I’ve always approached work in a unique (so people tell me) and innovative way, I’ve always cared deeply about the people who worked with and for me and it’s troubled me greatly that the larger company is not always able (often for good reasons) to do the same. I’ve been appraised hundreds of times, with almost always the same feedback, I’m different. That difference is rooted in the fact that I have Asberger’s syndrome, but it’s not held me back much. I’ve spent my working life learning how to challenge my constraints and exploit my strengths. Many people with Asbergers seem to lack emotion, but that’s not my experience, instead I’m overwhelmed by emotion (and noise and movement), circumstances that others breeze through are so over-powering for me that I can barely speak or think clearly, so I’ve had to learn unusual coping tactics.
The very last piece of feedback that I received yesterday sum’s it all up nicely for me, it’s the way I’d like to think back on the last 30 years:
I think I speak for many people when I say you have been an inspiration. Your vision and leadership has shaped a generation … You will be sadly missed, those sessions on the balcony, the adventures at the PTMC, right back the the BAE days at Warton. It’s been one hell of an 18 year journey!
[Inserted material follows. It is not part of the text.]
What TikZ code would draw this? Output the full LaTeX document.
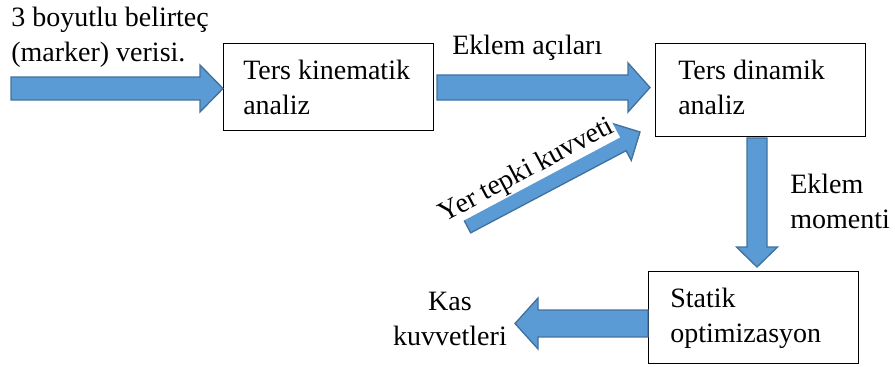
\documentclass[tikz,border=0pt]{standalone}
\usepackage{fontspec}
\setmainfont{Liberation Serif}
\usetikzlibrary{calc}
\definecolor{arrfill}{HTML}{5B9BD5}
\definecolor{arrline}{HTML}{41719C}
\tikzset{
  blkarrow/.style={fill=arrfill, draw=arrline, line width=1pt, line join=miter},
  procbox/.style={draw=black, line width=1pt, inner sep=0pt, anchor=north west},
  txt/.style={inner sep=0pt, font=\fontsize{21}{26.25}\selectfont},
}
% start, end, shaft half width, head half width, head length
\newcommand\barrow[5]{%
  \draw[blkarrow] let \p1=(#1), \p2=(#2),
    \n1={atan2(\y2-\y1,\x2-\x1)}, \n2={veclen(\x2-\x1,\y2-\y1)} in
    ([shift={(\p1)},rotate=\n1]0pt,#3) --
    ([shift={(\p1)},rotate=\n1]{\n2*1pt-#5},#3) --
    ([shift={(\p1)},rotate=\n1]{\n2*1pt-#5},#4) --
    ([shift={(\p1)},rotate=\n1]{\n2*1pt},0pt) --
    ([shift={(\p1)},rotate=\n1]{\n2*1pt-#5},-#4) --
    ([shift={(\p1)},rotate=\n1]{\n2*1pt-#5},-#3) --
    ([shift={(\p1)},rotate=\n1]0pt,-#3) -- cycle;}
\begin{document}
\begin{tikzpicture}[x=0.75pt,y=-0.75pt]
\path[use as bounding box] (0,0) rectangle (895,367);
% boxes
\node[procbox, minimum width=210*0.75pt, minimum height=87*0.75pt] (b1) at (223,43) {};
\node[procbox, minimum width=210*0.75pt, minimum height=93*0.75pt] (b2) at (655,43) {};
\node[procbox, minimum width=210*0.75pt, minimum height=92*0.75pt] (b3) at (648,271) {};
% box texts (anchor = baseline of last line)
\node[txt, anchor=base west, align=left] (t1) at (243,115) {Ters kinematik\\analiz};
\node[txt, anchor=base west, align=left] (t2) at (678,115) {Ters dinamik\\analiz};
\node[txt, anchor=base west, align=left] (t3) at (670,342) {Statik\\optimizasyon};
% arrow end points
\coordinate (a1s) at (11,88.5);
\coordinate (a1e) at (223,88.5);
\coordinate (a2s) at (437,87.5);
\coordinate (a2e) at (650,87.5);
\coordinate (a3s) at (466,224);
\coordinate (a3e) at (640,132);
\coordinate (a4s) at (757,138);
\coordinate (a4e) at (757,267);
\coordinate (a5s) at (648,323.5);
\coordinate (a5e) at (515,323.5);
\barrow{a1s}{a1e}{8.6pt}{17.6pt}{17.25pt}
\barrow{a2s}{a2e}{9.4pt}{18.4pt}{16.5pt}
\barrow{a3s}{a3e}{7.5pt}{15.75pt}{15.75pt}
\barrow{a4s}{a4e}{7.5pt}{15.4pt}{15pt}
\barrow{a5s}{a5e}{10.1pt}{19.1pt}{17.25pt}
% labels
\node[txt, anchor=base west, align=left] (l1) at (11,62) {3 boyutlu belirteç\\(marker) verisi.};
\node[txt, anchor=base west] (l2) at (452,55) {Eklem açıları};
\node[txt, fill=white, inner sep=1pt, rotate=28] (l3) at (527,171) {Yer tepki kuvveti};
\node[txt, anchor=base west, align=left] (l4) at (790,228) {Eklem\\momenti};
\node[txt, anchor=base, align=center] (l5) at (450,345) {Kas\\kuvvetleri};
\end{tikzpicture}
\end{document}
Please keep up the writing and blogging. Finally I’d like to say a big thank you for all you have done for so many of us. Good luck with your new life
This post wouldn’t be complete without a hat-tip to the The People Who Shaped My Working Life!
I’ve tapped this post out in Caffe Nero as usual, early in the morning while it’s quiet and I sit in the window, watching the town come to life. I pondered for a while whether to illustrate this post with a sunset or a sunrise, and in the end I decided a sunset was most appropriate for a post marking the end of my traditional working life, this is a particularly nice pic of St Annes beach that I took last year.